Ret_FC_Nominal <- Return_Forecasts %>% mutate(across(c(-Alias, -Smpl_SD), ~. + CPI_Add))


g_EF + 
  geom_point(data = Ret_FC_Nominal, 
             aes(Default, Smpl_SD, color = Alias), size = 3) +  scale_color_hue(l=60, c=85) + 
  geom_label(data = Ret_FC_Nominal, 
             aes(Default, Smpl_SD, label = Alias), alpha = 0.3, vjust = 1) + 
  geom_point(data = Plot_ports %>% filter(Type %in% Type_Sel), 
             aes(Mu, SD), size = 3, color = "gray50", shape  = 19) +  
  geom_label(data = Plot_ports %>% filter(Type %in% Type_Sel), 
             aes(Mu, SD, label = Portfolio, fill = Portfolio), alpha = 0.3, vjust = 1) + 
    guides(fill = "none", color = "none") + 
  scale_x_continuous(labels = scales::percent_format(accuracy = 1), breaks = scales::pretty_breaks(10)) + 
  scale_y_continuous(labels = scales::percent_format(accuracy = 1), breaks = scales::pretty_breaks(10)) + 
  
  labs(title = glue::glue("Efficient Frontier: {Type_Sel}"),
       subtitle = glue("Real USD Forecasts | Inflation forecast: {round(constraints$CPI, 2)*100}% | Currency Depreciation: {round(constraints$ZAR_Dep, 2)*100}%"),
       caption = "All values are nominal and annualised. Source: Fin Metrics Course.

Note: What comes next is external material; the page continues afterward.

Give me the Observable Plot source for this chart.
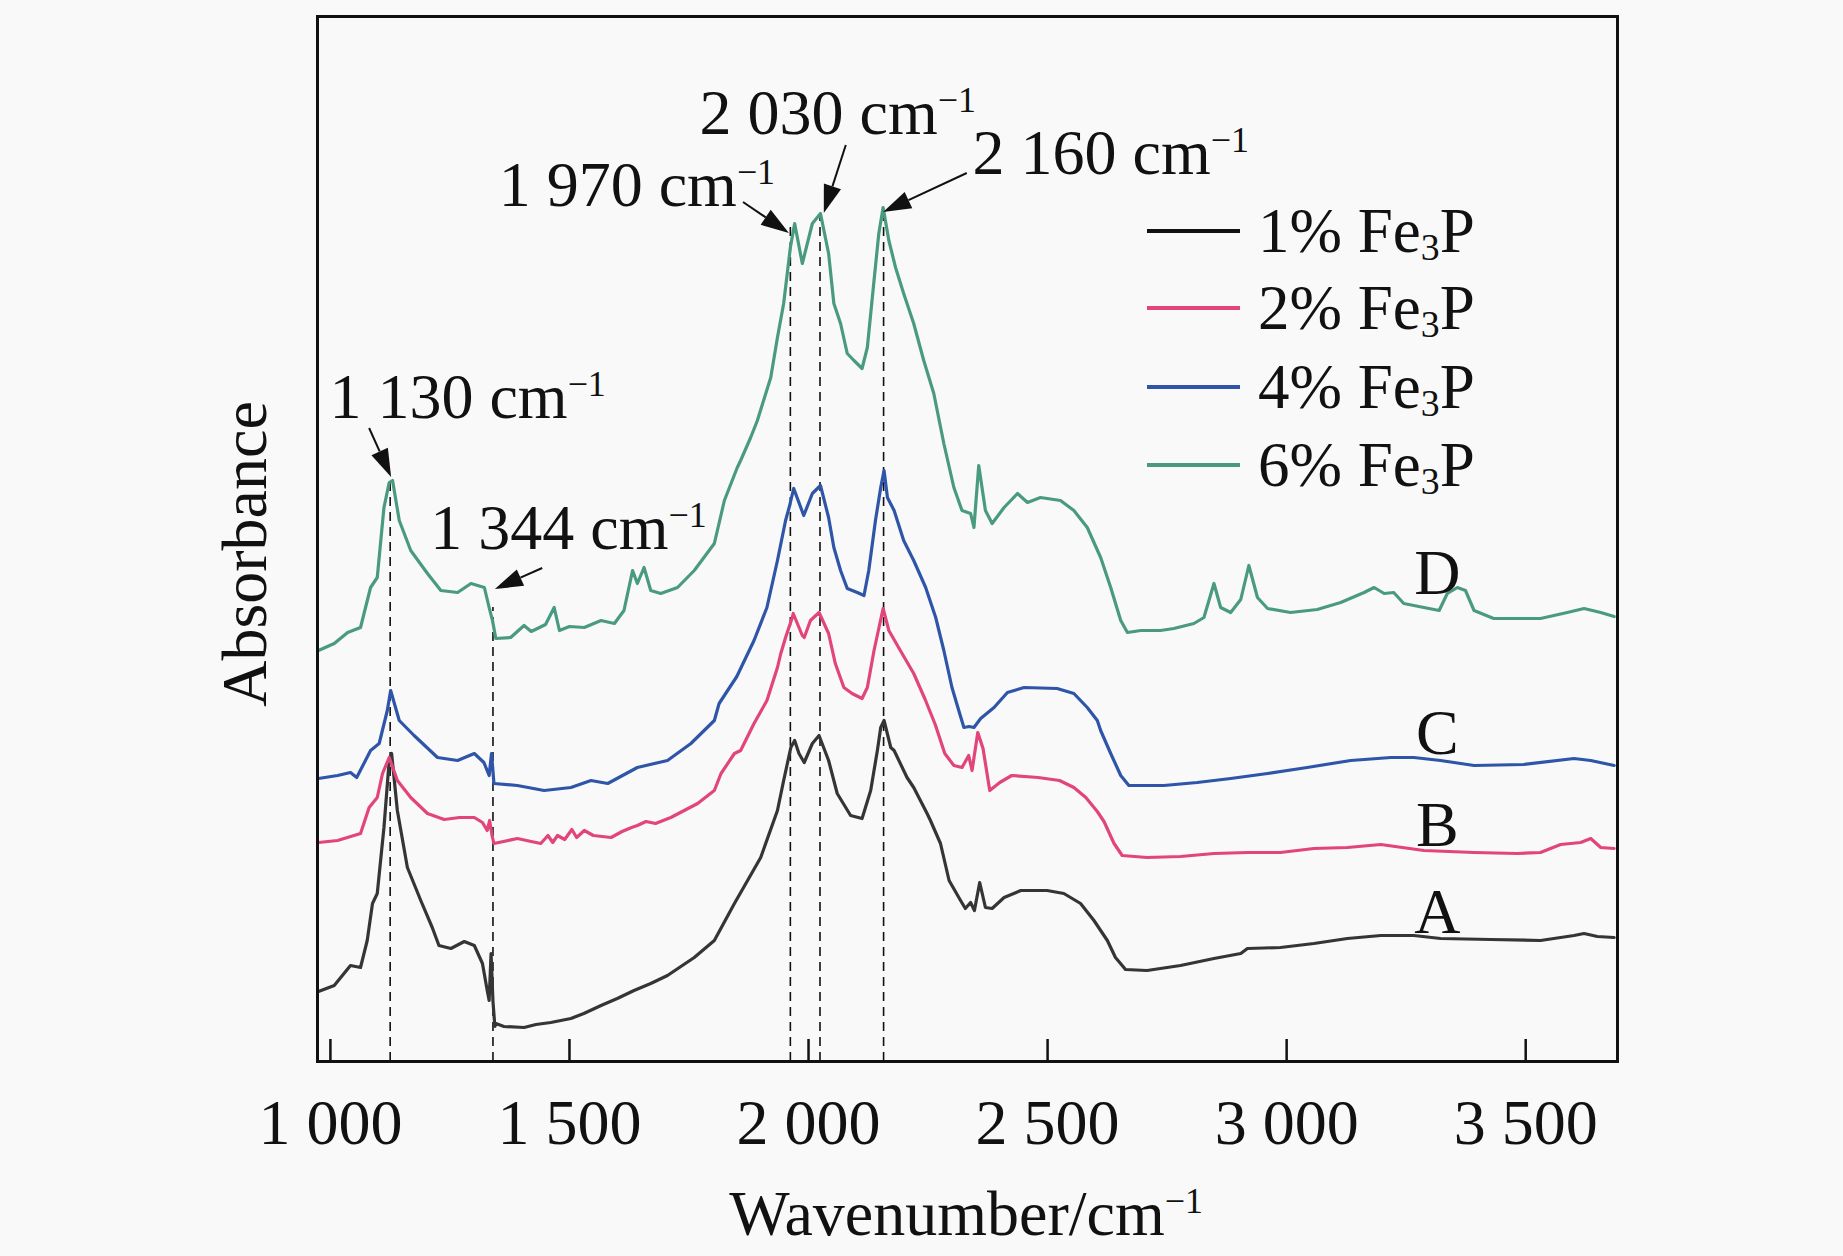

Data: Bloomberg."
) + fmxdat::theme_fmx(title.size = ggpts(45),
                      subtitle.size = ggpts(39), 
                      CustomCaption = T,
                      caption.size = ggpts(28))

And that’s a wrap.

Hope you found working through this tutorial useful.